A new report from the Commerce Commission, its first look at the profitability of regulated fibre providers, shows Enable earned returns above the benchmark in 2023 and 2024.
For Enable, which provides wholesale fibre across greater Christchurch, the regulator found its returns were 0.7 percentage points above its benchmark in 2023 and 1.48 points above in 2024. In short, its profits were higher than the level the commission sees as fair.
The watchdog says if a company’s returns stay above that benchmark for a long time, it may be earning excess profits and should share more of the gains with customers.

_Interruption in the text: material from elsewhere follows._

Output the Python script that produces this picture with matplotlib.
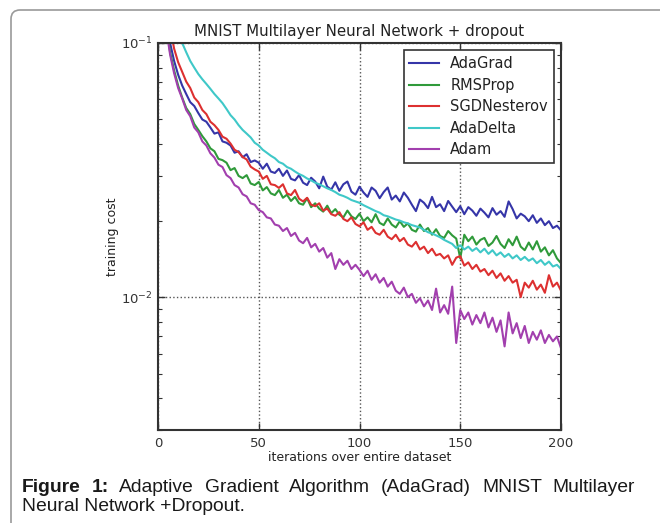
import numpy as np
import matplotlib.pyplot as plt
from matplotlib.patches import FancyBboxPatch
from matplotlib.ticker import LogLocator, NullFormatter

# iterations sampled every 2 epochs, cost values in units of 1e-3
iterations = np.arange(0, 201, 2)

adagrad = [210, 165, 128, 100, 85, 75, 68, 63, 58.5, 56.5, 53, 50, 49, 46.5, 44, 44.5, 41, 40.5, 39.5, 37,
           37.5, 35.5, 36.5, 34, 34.5, 33.8, 32, 33.5, 31.2, 30.8, 32, 30, 31.5, 29.2, 28.8, 30.2, 28.2, 27.6, 29.5, 28.5,
           26.8, 29.8, 27.2, 26.5, 28.3, 26.2, 27.8, 28.5, 26, 25.3, 27.2, 25.8, 24.8, 27, 26.2, 24.5, 25.9, 27, 24.2, 25.1,
           23.8, 25.8, 24.6, 23.1, 21.8, 24.2, 23.5, 22.4, 24.8, 22.6, 23.2, 21.8, 23.9, 22.7, 21.6, 22.8, 21.2, 22.6, 21.9, 20.9,
           22.3, 21.5, 20.6, 22.4, 21.1, 21.8, 20.7, 23.8, 22.2, 20.4, 21.3, 20.8, 19.9, 21, 19.6, 20.4, 19.2, 19.9, 18.7, 19.1,
           18.3]
rmsprop = [220, 165, 118, 92, 78, 68, 61, 55.5, 52.5, 48, 45.5, 43, 41, 38.5, 37.5, 35, 34.6, 33.8, 31.6, 32.2,
           30, 29.4, 30.2, 28, 27.6, 28.4, 26.3, 27.1, 25.6, 25.2, 26.4, 24.6, 25.3, 23.9, 24.8, 23.4, 23.1, 24.5, 22.6, 23.4,
           22.3, 21.7, 22.9, 21.4, 22.2, 21.1, 20.6, 21.9, 20.8, 20.3, 21.3, 19.9, 20.6, 19.7, 21.2, 19.6, 19.2, 20.4, 19.3, 18.8,
           19.9, 18.9, 19.5, 18.4, 18.1, 19.3, 18.2, 18.7, 17.6, 18.5, 17.4, 17.1, 18.2, 17.5, 17.0, 14.2, 17.6, 16.6, 17.3, 16.1,
           16.8, 17.1, 15.9, 16.4, 17.4, 16.2, 15.6, 16.9, 16.0, 17.3, 15.8, 15.3, 16.4, 15.4, 16.6, 15.1, 15.7, 14.6, 15.3, 14.2,
           13.6]
sgd_nesterov = [260, 200, 150, 115, 95, 84, 77, 70.5, 66.5, 61, 58.5, 54.5, 52.5, 49, 47.5, 45.5, 42.8, 42, 40.2, 38,
                37.2, 35.6, 34.8, 32.6, 31.8, 31.2, 29.2, 30, 27.8, 27.6, 26.9, 27.8, 25.6, 25.2, 26.4, 24.4, 23.8, 24.6, 23.1, 22.8,
                23.4, 21.9, 22.3, 21.2, 20.9, 21.6, 20.3, 19.9, 20.6, 19.4, 19.0, 19.7, 18.4, 18.9, 17.9, 17.6, 18.4, 17.3, 16.9, 17.6,
                16.6, 17.1, 16.1, 15.8, 16.5, 15.4, 15.8, 14.9, 15.5, 14.6, 14.8, 14.2, 14.6, 13.4, 14.3, 14.5, 13.3, 13.7, 12.9, 13.4,
                12.6, 12.9, 12.2, 12.7, 11.9, 12.4, 11.6, 12.1, 11.4, 11.7, 10.0, 11.4, 10.9, 11.6, 10.7, 11.2, 10.4, 12.2, 11.0, 11.4,
                10.6]
adadelta = [400, 300, 230, 180, 145, 118, 100, 92, 85, 80, 75.5, 72, 69, 66, 63, 60.5, 58, 55, 52, 50,
            47.5, 45.5, 44, 42.5, 40.5, 39.5, 38, 37, 36, 35.2, 34, 33.5, 32.5, 32, 31.2, 30.5, 30, 29.3, 28.8, 28.2,
            27.8, 27.3, 26.8, 26.4, 25.9, 25.3, 25, 24.6, 24.1, 23.8, 23.5, 23, 22.6, 22.2, 21.8, 21.5, 21, 20.8, 20.5, 20.2,
            20, 19.7, 19.5, 19.2, 19, 18.8, 18.4, 18, 17.8, 17.5, 17.2, 16.8, 16.5, 16.2, 15.6, 16, 15.4, 15.8, 15.2, 15.6,
            15, 15.5, 14.8, 15.3, 14.6, 15, 14.4, 14.8, 14.2, 14.6, 14, 14.4, 13.9, 14.2, 13.6, 14, 13.4, 13.8, 13.2, 13.4,
            12.9]
adam = [230, 165, 115, 90, 76, 66.5, 60.5, 54.5, 51.5, 46.5, 44.5, 41, 39.5, 36.8, 35.4, 33.2, 32.5, 30.2, 29.4, 27.6,
        27, 25.4, 24.9, 23.4, 23.1, 22, 21.6, 20.6, 20.4, 19.3, 19.1, 18.2, 18.7, 17.4, 17.9, 16.7, 16.3, 17.1, 15.7, 16.2,
        15.1, 15.6, 14.3, 14.9, 12.9, 14.1, 13.4, 13.9, 12.9, 13.4, 12.8, 12.1, 12.7, 11.7, 12.3, 11.4, 11.9, 11.0, 11.5, 10.6,
        10.3, 10.9, 10.0, 10.3, 9.5, 9.9, 9.2, 9.7, 8.9, 10.8, 8.7, 9.3, 8.6, 11.0, 6.6, 8.9, 8.2, 8.7, 7.8, 8.5,
        7.9, 8.7, 7.6, 8.3, 7.3, 8.1, 6.4, 8.7, 7.2, 7.9, 6.9, 7.7, 6.6, 7.3, 6.8, 7.4, 6.6, 7.1, 6.7, 7.0,
        6.3]

series = [
    ("AdaGrad", adagrad, "#3535a8"),
    ("RMSProp", rmsprop, "#2f9a3a"),
    ("SGDNesterov", sgd_nesterov, "#dd3030"),
    ("AdaDelta", adadelta, "#3fc8c8"),
    ("Adam", adam, "#a23fae"),
]

fig = plt.figure(figsize=(6.6, 5.23), dpi=100)

# rounded frame around the figure (cut off at right/bottom)
frame = FancyBboxPatch((11, -60), 720, 573, boxstyle="round,pad=0,rounding_size=9",
                       transform=None, fill=False, edgecolor="#9a9a9a", linewidth=1.2)
fig.add_artist(frame)

ax = fig.add_axes([158 / 660, 1 - 430 / 523, 403 / 660, 387 / 523])
for name, vals, col in series:
    ax.plot(iterations, np.array(vals) * 1e-3, color=col, lw=1.5, label=name)

ax.set_yscale("log")
ax.set_xlim(0, 200)
ax.set_ylim(0.003, 0.1)
ax.set_xticks([0, 50, 100, 150, 200])
ax.yaxis.set_minor_locator(LogLocator(base=10, subs=np.arange(2, 10)))
ax.yaxis.set_minor_formatter(NullFormatter())
ax.grid(True, which="major", linestyle=":", color="#555555", lw=1.0)
ax.tick_params(which="both", direction="in", top=True, right=True, colors="#333333", labelsize=9.5)
ax.tick_params(which="major", length=5, width=1)
ax.tick_params(which="minor", length=3, width=0.8)
ax.tick_params(axis="x", pad=5)
for s in ax.spines.values():
    s.set_linewidth(1.5)
    s.set_color("#333333")

ax.set_title("MNIST Multilayer Neural Network + dropout", fontsize=10.8, color="#222222", pad=5)
ax.set_xlabel("iterations over entire dataset", fontsize=9, color="#222222", labelpad=1)
ax.set_ylabel("training cost", fontsize=9, color="#222222", labelpad=2)

leg = ax.legend(loc="upper right", fontsize=10.5, fancybox=False, framealpha=1, edgecolor="#333333",
                handlelength=2.0, labelspacing=0.45, borderaxespad=0.5)
leg.get_frame().set_linewidth(1.2)
for t in leg.get_texts():
    t.set_color("#222222")

# caption, first line justified
fig.canvas.draw()
rend = fig.canvas.get_renderer()
cap_font = ["Liberation Sans", "DejaVu Sans"]
line1 = [("Figure", "bold"), ("1:", "bold"), ("Adaptive", "normal"), ("Gradient", "normal"),
         ("Algorithm", "normal"), ("(AdaGrad)", "normal"), ("MNIST", "normal"), ("Multilayer", "normal")]
x_left, x_right = 22, 635
words = []
for w, wt in line1:
    t = fig.text(0, 1 - 492 / 523, w, fontsize=13.9, fontweight=wt, family=cap_font,
                 color="#1a1a1a", va="baseline")
    words.append(t)
widths = [t.get_window_extent(rend).width for t in words]
gap = (x_right - x_left - sum(widths)) / (len(words) - 1)
xpos = x_left
for t, wd in zip(words, widths):
    t.set_x(xpos / 660)
    xpos += wd + gap
fig.text(x_left / 660, 1 - 511 / 523, "Neural Network +Dropout.", fontsize=13.9, family=cap_font,
         color="#1a1a1a", va="baseline")

fig.savefig("out.png", dpi=100)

In Enable’s case, the commission points to two main drivers: lower day-to-day operating costs than its peers, partly attributed to a new operations support system, and lower depreciation because it assumes longer lives for key assets such as ducts and manholes.
The watchdog says short-term outperformance from efficiency is acceptable, but if higher-than-benchmark returns persist it would expect customers to see some benefit.

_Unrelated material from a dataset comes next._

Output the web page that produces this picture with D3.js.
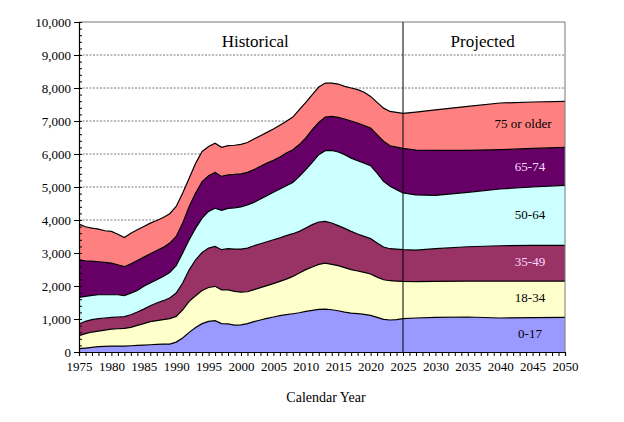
<!DOCTYPE html>
<html>
<head>
<meta charset="utf-8">
<script src="https://cdn.jsdelivr.net/npm/d3@7"></script>
<style>
  body { margin: 0; background: #fff; }
</style>
</head>
<body>
<div id="chart"></div>
<script>
const width = 624;
const height = 422;
const serif = "'Liberation Serif', 'Times New Roman', Times, 'DejaVu Serif', serif";

// calendar years (annual history, sparser projection)
const years = [
  1975, 1976, 1977, 1978, 1979, 1980, 1981, 1982, 1983, 1984,
  1985, 1986, 1987, 1988, 1989, 1990, 1991, 1992, 1993, 1994,
  1995, 1996, 1997, 1998, 1999, 2000, 2001, 2002, 2003, 2004,
  2005, 2006, 2007, 2008, 2009, 2010, 2011, 2012, 2013, 2014,
  2015, 2016, 2017, 2018, 2019, 2020, 2021, 2022, 2023, 2024,
  2025, 2027, 2030, 2035, 2040, 2045, 2050
];

const age0to17 = [
  100, 120, 140, 160, 170, 180, 180, 180, 190, 200,
  210, 220, 230, 240, 240, 300, 425, 595, 745, 860,
  930, 950, 860, 850, 815, 820, 860, 920, 970, 1020,
  1060, 1100, 1130, 1160, 1190, 1230, 1260, 1290, 1300, 1280,
  1250, 1210, 1180, 1160, 1140, 1110, 1050, 990, 970, 980,
  1010, 1030, 1050, 1060, 1030, 1040, 1050
];
const age18to34 = [
  395, 435, 465, 475, 495, 515, 525, 535, 555, 605,
  650, 700, 720, 740, 770, 780, 855, 940, 960, 1005,
  1025, 1040, 1025, 1035, 1020, 995, 965, 970, 980, 990,
  1010, 1040, 1080, 1130, 1205, 1265, 1315, 1365, 1395, 1375,
  1365, 1345, 1315, 1295, 1275, 1255, 1220, 1200, 1190, 1170,
  1130, 1100, 1090, 1090, 1120, 1110, 1100
];
const age35to49 = [
  355, 375, 375, 375, 365, 355, 355, 355, 385, 405,
  440, 480, 535, 575, 625, 705, 810, 955, 1090, 1150,
  1195, 1210, 1215, 1245, 1285, 1305, 1325, 1330, 1330, 1330,
  1330, 1320, 1315, 1295, 1260, 1260, 1285, 1285, 1265, 1255,
  1215, 1190, 1160, 1120, 1090, 1070, 1030, 990, 970, 970,
  960, 960, 990, 1040, 1070, 1080, 1080
];
const age50to64 = [
  805, 755, 735, 725, 705, 685, 675, 635, 655, 655,
  690, 690, 705, 735, 775, 830, 910, 910, 960, 1040,
  1110, 1160, 1190, 1220, 1250, 1280, 1305, 1315, 1355, 1395,
  1440, 1480, 1515, 1555, 1665, 1770, 1885, 2040, 2140, 2200,
  2230, 2235, 2220, 2220, 2220, 2210, 2120, 1990, 1890, 1800,
  1720, 1670, 1615, 1650, 1720, 1770, 1820
];
const age65to74 = [
  1130, 1080, 1040, 1000, 980, 960, 910, 880, 890, 910,
  885, 885, 885, 880, 890, 885, 905, 1010, 1060, 1110,
  1080, 1080, 1030, 1020, 1010, 1000, 990, 990, 990, 990,
  970, 970, 990, 990, 965, 960, 990, 980, 1020, 1030,
  1050, 1080, 1125, 1145, 1140, 1140, 1165, 1215, 1230, 1290,
  1350, 1360, 1365, 1270, 1190, 1170, 1150
];
const age75plus = [
  1090, 1030, 1000, 990, 960, 960, 925, 885, 925, 930,
  930, 930, 910, 905, 890, 910, 910, 855, 905, 910,
  885, 885, 885, 885, 885, 890, 905, 930, 930, 930,
  945, 960, 960, 990, 1060, 1080, 1065, 1070, 1030, 1010,
  1010, 990, 1000, 1010, 1005, 960, 980, 1005, 1040, 1050,
  1060, 1150, 1230, 1335, 1415, 1405, 1395
];

const groups = ["0-17", "18-34", "35-49", "50-64", "65-74", "75 or older"];
const groupValues = [age0to17, age18to34, age35to49, age50to64, age65to74, age75plus];
const groupColors = ["#9999ff", "#ffffcc", "#993366", "#ccffff", "#660066", "#ff8080"];
const labelColors = ["#000", "#000", "#ffd9ff", "#000", "#ffd9ff", "#000"];
const labelYear = 2044.6;

const yTicks = [0, 1000, 2000, 3000, 4000, 5000, 6000, 7000, 8000, 9000, 10000];
const xTicks = [1975, 1980, 1985, 1990, 1995, 2000, 2005, 2010, 2015, 2020, 2025, 2030, 2035, 2040, 2045, 2050];
const splitYear = 2025;

const rows = years.map((yr, i) => {
  const r = { year: yr };
  groups.forEach((g, k) => { r[g] = groupValues[k][i]; });
  return r;
});

const margin = { left: 79, right: 59, top: 22, bottom: 70 };
const plotW = width - margin.left - margin.right;
const plotH = height - margin.top - margin.bottom;

const svg = d3.select("#chart")
  .append("svg")
  .attr("width", width)
  .attr("height", height)
  .style("font-family", serif);

const g = svg.append("g")
  .attr("transform", `translate(${margin.left},${margin.top})`);

const x = d3.scaleLinear().domain([1975, 2050]).range([0, plotW]);
const y = d3.scaleLinear().domain([0, 10000]).range([plotH, 0]);

// gridlines
g.selectAll(".grid")
  .data(yTicks.filter(t => t > 0 && t < 10000))
  .enter()
  .append("line")
  .attr("x1", 0)
  .attr("x2", plotW)
  .attr("y1", d => y(d))
  .attr("y2", d => y(d))
  .attr("stroke", "#555")
  .attr("stroke-width", 0.8)
  .attr("stroke-dasharray", "2,1.5");

const stack = d3.stack().keys(groups);
const series = stack(rows);

const area = d3.area()
  .x(d => x(d.data.year))
  .y0(d => y(d[0]))
  .y1(d => y(d[1]));

const line = d3.line()
  .x(d => x(d.data.year))
  .y(d => y(d[1]));

g.selectAll(".layer")
  .data(series)
  .enter()
  .append("path")
  .attr("d", area)
  .attr("fill", (d, i) => groupColors[i]);

g.selectAll(".edge")
  .data(series)
  .enter()
  .append("path")
  .attr("d", line)
  .attr("fill", "none")
  .attr("stroke", "#000")
  .attr("stroke-width", 1.2);

// frame: top and right
g.append("line")
  .attr("x1", 0).attr("x2", plotW)
  .attr("y1", 0).attr("y2", 0)
  .attr("stroke", "#777").attr("stroke-width", 1);
g.append("line")
  .attr("x1", plotW).attr("x2", plotW)
  .attr("y1", 0).attr("y2", plotH)
  .attr("stroke", "#777").attr("stroke-width", 1);

// historical / projected divider
g.append("line")
  .attr("x1", x(splitYear)).attr("x2", x(splitYear))
  .attr("y1", 0).attr("y2", plotH)
  .attr("stroke", "#000").attr("stroke-width", 1);

g.append("text")
  .attr("x", x(2002.2))
  .attr("y", 25)
  .attr("text-anchor", "middle")
  .attr("font-size", 17)
  .style("font-family", serif)
  .text("Historical");

g.append("text")
  .attr("x", x(2037.3))
  .attr("y", 25)
  .attr("text-anchor", "middle")
  .attr("font-size", 17)
  .style("font-family", serif)
  .text("Projected");

// band labels
const li = years.indexOf(2045);
series.forEach((s, i) => {
  const d = s[li];
  g.append("text")
    .attr("x", x(labelYear) + (i === 5 ? -7 : 0))
    .attr("y", y((d[0] + d[1]) / 2) + 3)
    .attr("text-anchor", "middle")
    .attr("font-size", 13)
    .attr("fill", labelColors[i])
    .style("font-family", serif)
    .text(groups[i]);
});

// y axis
const yAxis = g.append("g")
  .call(d3.axisLeft(y)
    .tickValues(yTicks)
    .tickFormat(d3.format(","))
    .tickSize(5)
    .tickPadding(3));
yAxis.select(".domain").attr("stroke", "#000").attr("stroke-width", 1.2);
yAxis.selectAll("text")
  .attr("font-size", 13)
  .attr("dy", "0.36em")
  .attr("fill", "#000")
  .style("font-family", serif);

// y minor ticks (inside)
g.append("g")
  .call(d3.axisRight(y)
    .tickValues(d3.range(0, 10001, 200))
    .tickSize(3)
    .tickFormat(""))
  .call(a => a.select(".domain").remove());

// x axis with yearly ticks
const xAxis = g.append("g")
  .attr("transform", `translate(0,${plotH})`)
  .call(d3.axisBottom(x)
    .tickValues(d3.range(1975, 2051, 1))
    .tickSize(4)
    .tickPadding(6)
    .tickFormat(d => xTicks.includes(d) ? d : ""));
xAxis.select(".domain").attr("stroke", "#000").attr("stroke-width", 1.2);
xAxis.selectAll("text")
  .attr("font-size", 13)
  .attr("fill", "#000")
  .style("font-family", serif);

svg.append("text")
  .attr("x", 326)
  .attr("y", 402)
  .attr("text-anchor", "middle")
  .attr("font-size", 14)
  .style("font-family", serif)
  .text("Calendar Year");
</script>
</body>
</html>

The money involved is significant. Enable reported net profit after tax of $28.3 million in 2023 and $34.4m in 2024, and paid dividends of $20m in each of those years to its owner, Christchurch City Holdings Limited, the investment arm of the Christchurch City Council.
Those payouts help support the council’s budget at a time of pressure on rates and debt.
Enable also sits in the middle of Christchurch’s wider “asset recycling” debate – whether to sell or partially sell council-owned companies to free up cash for new infrastructure or to pay down debt.
In December, councillor Sam MacDonald floated a proposal to put Enable on the market, suggesting it could fetch about $1 billion.
For households, Enable’s status as a wholesale provider means its prices feed into what local retailers charge for fibre broadband.
The commission is not alleging wrongdoing and stresses that returns can move around from year to year. But it now plans to “engage with providers” to better understand both their costs and how they set prices.
The commission’s next round of engagement will now determine whether Christchurch fibre users eventually see any affect on their bills, or whether above-benchmark returns continue to flow mainly into council coffers.